During Brian McCann’s at-bat, Strasburg’s fastball, which had been in the upper-90-mph range early on Friday, dropped into the mid-90s. He appeared to look uncomfortable on the mound and seemed to be stretching and rolling his shoulders between pitches. After McCann ground out to second base, catcher Kurt Suzuki went out and talked with Strasburg.
“Every pitch he was wiggling,” Suzuki said. “I had to double-pump every pitch because I couldn’t throw the ball back to him. So you knew something was physically wrong with him. I didn’t talk to (McCatty) or anything, so I didn’t know what was bothering him. But he was trying to say he was fine. He was throwing 98. I said, ‘Stras, your mechanics are great, you’re throwing 98. What do you want me to say?’”
“You say your mechanics are great, but still, something is not right in there. You keep going out there, you’re probably going to hurt it more. It’s not like a bruise or anything. It’s something else.”
Strasburg then struck out Dan Uggla with mostly offspeed pitches to end the inning, going fastball, curveball, curveball, changeup, curveball.

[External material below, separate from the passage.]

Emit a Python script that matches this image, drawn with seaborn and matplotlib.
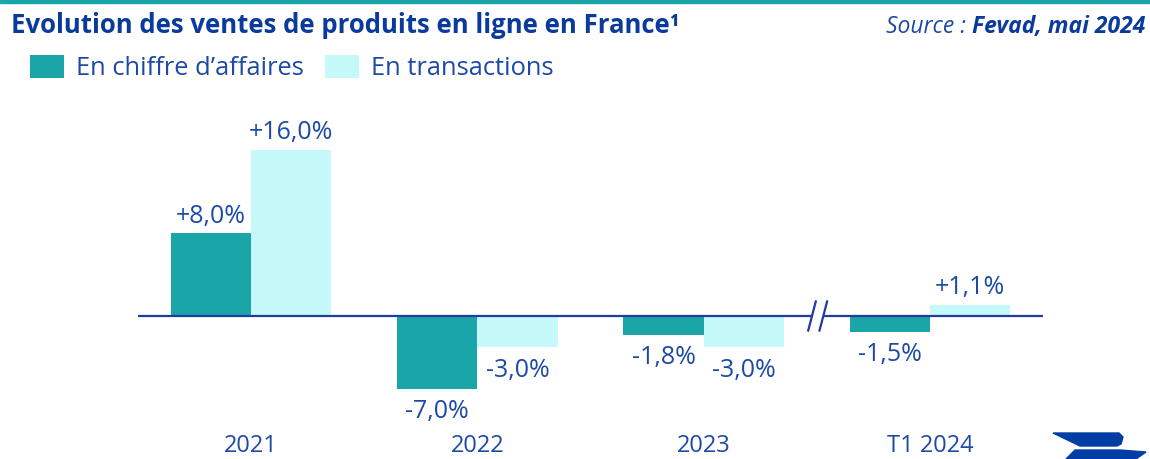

“It was more so after I threw the pitch (that it would hurt),” Strasburg said. “I think that was kind of affecting the way I was finishing everything. It’s kind of hard when you know what you’re going to feel after you throw the pitch. You just kind of go out there and try and trick your mind, thinking it’s not going to happen. But it is what it is. I can’t do anything about it. I’ve just got to take the next step and go back up to D.C., have Wiemi look at it and see what happens.”
He was relieved by Stammen, who tossed four perfect innings of relief to help save the game for the Nationals and earn the win. Stammen is now unavailable for at least a few days, as is Tyler Clippard, who threw 32 pitches, which is likely why Davis was added.
If Strasburg is out for an extended period of time, it would be just the latest blow to a Nationals team that is already dealing with injuries to Jayson Werth, Harper, Wilson Ramos and Ross Detwiler.
“Really,” Johnson said. “We seem to be having all kinds of problems, but we’ll get through it and hopefully Stras won’t miss too much time.”
The Nationals’ starting pitching depth is an area where they’re particularly thin. When Detwiler went on the disabled list with a right back muscle strain, the Nationals called up prospect Nate Karns from Double-A. A prolonged absence by Strasburg — with Detwiler still out — would, no doubt, be a significant issue for them to overcome.
With Davis coming up, perhaps Stammen would be a candidate to make that start in Strasburg’s place.
Davis had a 3.00 ERA with 27 strikeouts in 24 innings of relief with Triple-A Syracuse.